Although I think Levy is onto something here, such claims seem to treat the easy and effortless accessibility of knowledge as a kind of uncaused cause, which grounds responsibility without itself depending on anything significantly related to an individual’s “real self,” or to factors within an individual’s control.  But the social-psychological research suggests that what we care about, how we live our everyday lives, and all the reason-responsive angels of our nature, are primary determinants of what springs to mind on particular occasions.

(2) Research on the goal-dependence of accessibility may also shed light on the “epistemology of ignorance” (Mills 1997, 18).  This research may help to flesh out the connections between, on the one hand, claims that people in positions of privilege tend to be indifferent toward the disadvantaged, and, on the other hand, claims that people in positions of privilege are ignorant of all the structural advantages and disadvantages at play.  Not caring feeds into not knowing which feeds into not caring, and so on.

(3) Under one guise or another, the importance of accessibility has long been known to philosophers of virtue.  Aristotle argues, for example, that akrasia results when an individual’s knowledge of what to do is temporarily inaccessible.  On John McDowell’s reading (1998, 17-18), the virtuous person’s knowledge of what he ought to do “silences” all competing considerations.  In other words, virtue entails that “the thing to do” in any given situation is accessible while competing considerations are inaccessible.  The virtuous person does not altogether forget these competing considerations; they just don’t come to mind when they are irrelevant.  And it is because they don’t come to mind that the virtuous person does not need to exert effortful self-control to avoid being influenced by those considerations.  (I take it that one doesn’t need to accept the Aristotelian-McDowellian theory of virtue in all its particulars to get the gist here.)  One might also think of Bernard Williams’ “one thought too many” case, regarding the person who has to reflect before deciding whether to save a drowning stranger or a drowning spouse.  Thinking about one’s duty or the moral calculus in such situations involves the wrong thought being accessed.
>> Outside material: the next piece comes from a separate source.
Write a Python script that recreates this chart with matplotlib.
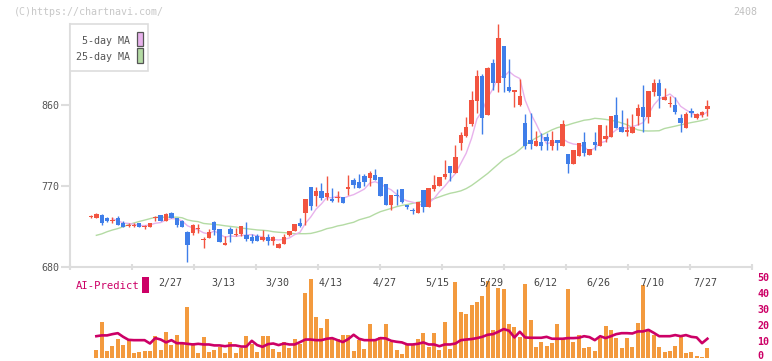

(4) The (allegedly) low predictive power of measures of implicit attitudes (alluded to in Edouard Machery’s earlier post) might be improved by factoring in accessibility.  We already know that individuals with reliably accessible egalitarian commitments are less likely to act on their implicit biases than others.  Another straightforward possibility is that individuals with chronically accessible implicit biases will be more likely to act in biased ways than individuals with less chronically accessible implicit biases.  However, accessibility is partly a context- and cue-dependent affair.  So it is also possible that person A’s implicit biases are highly accessible in context C but not in context D, whereas person B’s implicit biases are accessible in D but not C.  These possibilities might also help to illuminate what’s going on in the (allegedly) low correlations between different measures of implicit biases.  Different measures involve different cues, which might differentially activate different individuals’ implicit biases.